The big risk that we need regulation for is not that insurance charges too much, but too little. There will always be the temptation to charge less than the other guy, get lots of customers and hope nothing really bad happens.

  • This is a great callout, although I suspect the two main things insurers need but can't get today, due to regulations:

        1. Ability to raise price based on risk. Regulation example: State won't let insurance company modify their fire risk maps. I believe this has come up in central Oregon for example. 
        2. Ability to drop people out right. i.e. if they think risk of home insurance is 50/50 next 10 years, they won't insure at all. 
    
    

    1 can accommodate for 2, but then its basically insurer charging the actual price of the home, year one. Maybe they can work out a deal though, like you get the money back if it doesn't burn down. (Mostly parroting things I've heard that seems to make sense).

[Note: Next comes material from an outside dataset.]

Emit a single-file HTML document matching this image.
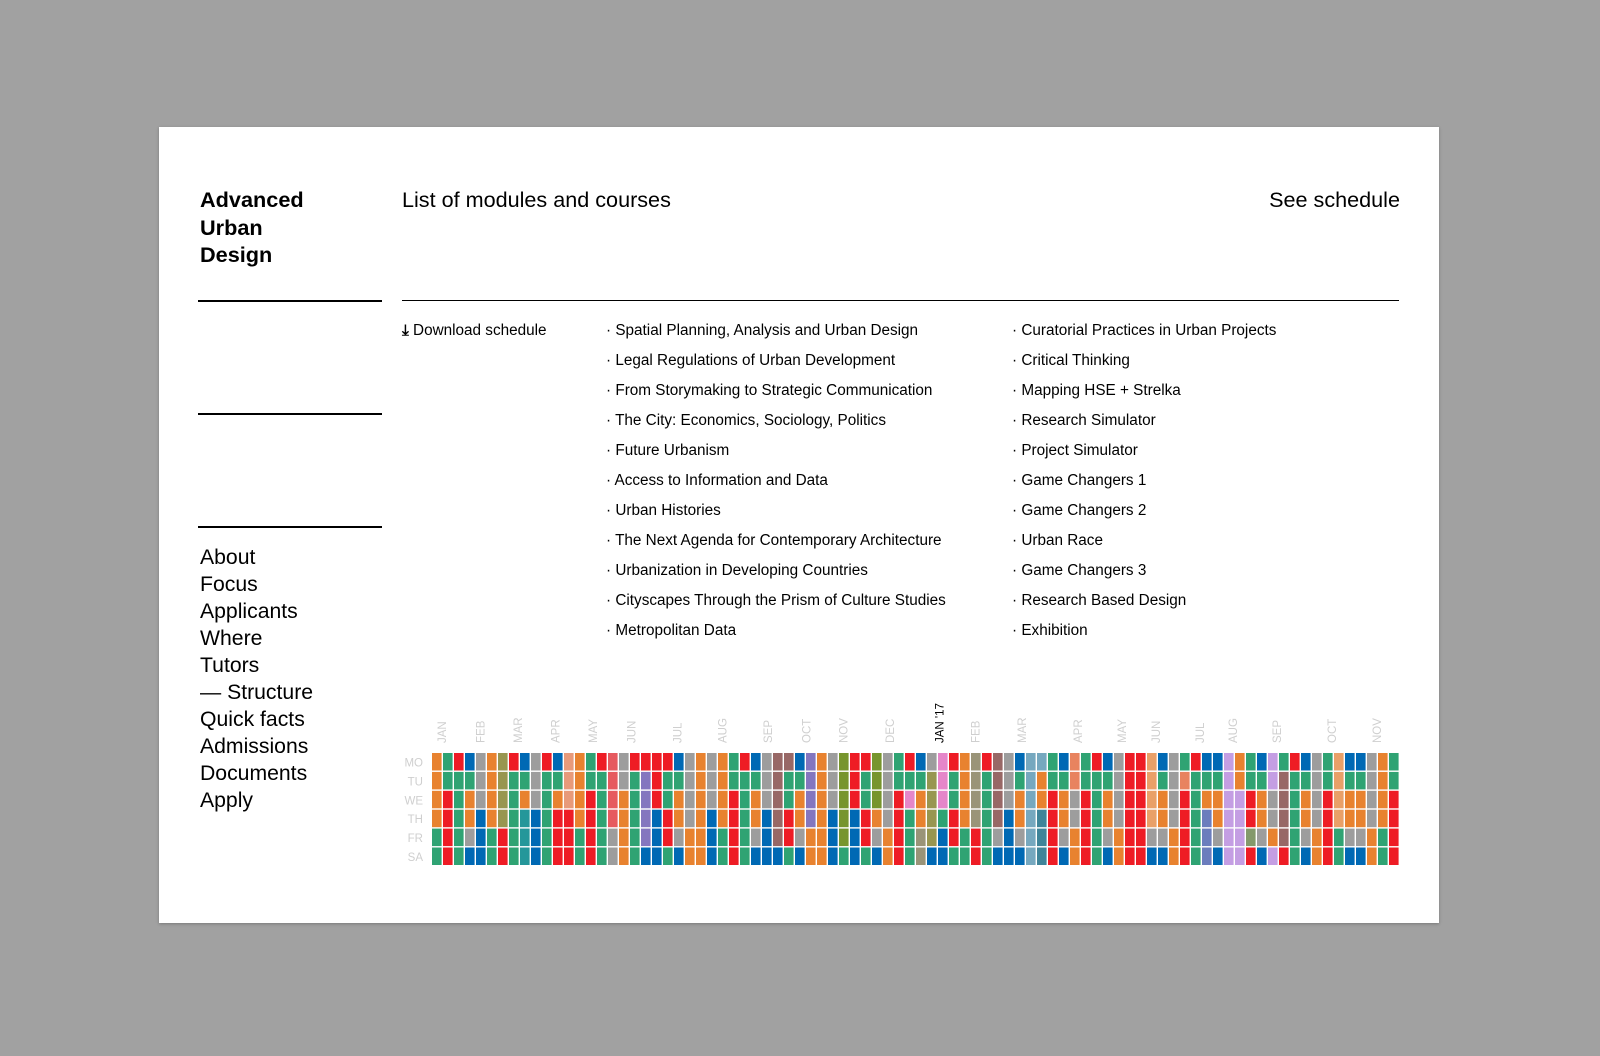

P&C insurance is a pretty competitive industry, and there are plenty of mutual insurance companies in the P&C business that don't have a price gouging incentive. Most of the regulations that are about reducing counterparty risk for the insured are probably necessary, but price controls are not, and generally, they only distort the market.

Insurance (at least the kind we are talking about) is only mandatory if you have loans, and even then it is not 100% mandated. We do need insurance regulations, but price caps limit what things actually make sense to cover. To put it another way, you are free to buy land in a risky area if you want, but nobody has to insure it or loan you money for it. If you find someone who will loan you the money if you can get insurance, then you can't get insurance, that sucks for you but nobody owes it to you to hand over money on a losing investment. These requirements can be abused, but there really isn't much evidence of insurers, lenders, and investors colluding to rip people off.